Às vezes abro a janela e encontro o jasmineiro em flor. Outras vezes encontro nuvens espessas. Avisto crianças que vão para a escola. Pardais que pulam pelo muro. Gatos que abrem e fecham os olhos sonhando com pardais. Borboletas brancas, duas a duas, como refletidas no espelho do ar. Marimbondos que sempre me parecem personagens de Lope de Vega. Às vezes, um galo canta. Às vezes, um avião passa. Tudo está certo, no seu lugar, cumprindo o seu destino. E eu me sinto completamente feliz.
Mas, quando falo dessas pequenas felicidades que estão diante de cada janela, uns dizem que essas coisas não existem, outros que só existem diante das minhas janelas, e outros, finalmente, que é preciso aprender a olhar, para poder vê-las assim.
(Cecília Meireles, Quadrante I, Ed. do Autor, 5a ed. Rio de Janeiro, 1968, p. 10)


Comentário do texto:


“É preciso aprender a olhar, para poder vê-las assim.” Nesta frase está resumida a lição mágica que escancara as portas da sensibilidade para que vejamos, com olhos de ver, as coisas e as pessoas em sua essência, em profundidade. A mesma paisagem pode ser vista de formas completamente diferentes e até opostas por pessoas diferentes, como as pessoas às quais a cronista fala dessas pequenas felicidades que fruía de sua janela. Algumas pessoas “cegas” para a “eterna novidade do mundo” acharam que Cecília vira algo saído do seu imaginário, “que essas coisas não existem”, outras igualmente “cegas” e insensíveis disseram que tais percepções só existem diante da janela da cronista. Apenas alguns mais lúcidos e sensíveis atinaram com a verdade: “é preciso aprender a ver, é saber enxergar nas coisas mais singelas do cotidiano, mesmo no já visto, “aquilo que nunca antes tinha visto”, sentindo-se “nascido a cada momento / Para a eterna novidade do Mundo...”, como pregava Alberto Caeiro.
Ver com olhos lúcidos e perscrutadores, interessados em ir além das aparências, não é a mesma coisa que olhar aleatoriamente, sem fixarmos a nossa atenção e a nossa capacidade de percepção. Aprender a olhar, educar a visão é, portanto, essencial para que possamos captar a realidade que nos circunda em plenitude, encantarmos-nos com ela, fruindo momentos fugazes de íntima alegria, de felicidade e de comunhão com as coisas e com as pessoas. Era com esse olhar educado para ver, que Cecília desvendava toda a beleza dos elementos mais simples do cotidiano, que percebia a poeticidade e leveza do pombo pousado no ovo de louça azul que se confundia com o azul do céu, e absorvia a essência poética que pode existir nos gestos, nos fatos e nas cenas mais corriqueiras do dia-a-dia.

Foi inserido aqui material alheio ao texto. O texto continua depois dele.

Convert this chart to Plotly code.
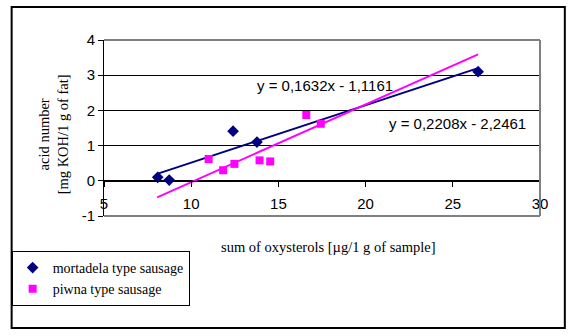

Alberto Caeiro, o heterônimo pessoano, diz que: “o essencial é saber ver, / Saber ver sem estar a pensar, / Saber ver quando se vê”.
Cecília, em sua crônica, revelou, mais uma vez, a sua poderosa percepção do real, sua sensibilidade extraordinária e sua visão poética e humaníssima da vida. Ao fim e ao cabo, findou nos legando uma lição sobre a “arte de ser feliz”, tão fácil de ser posta em prática, tão acessível a todas as pessoas empenhadas em ver o mundo através da lupa da beleza e da sensibilidade.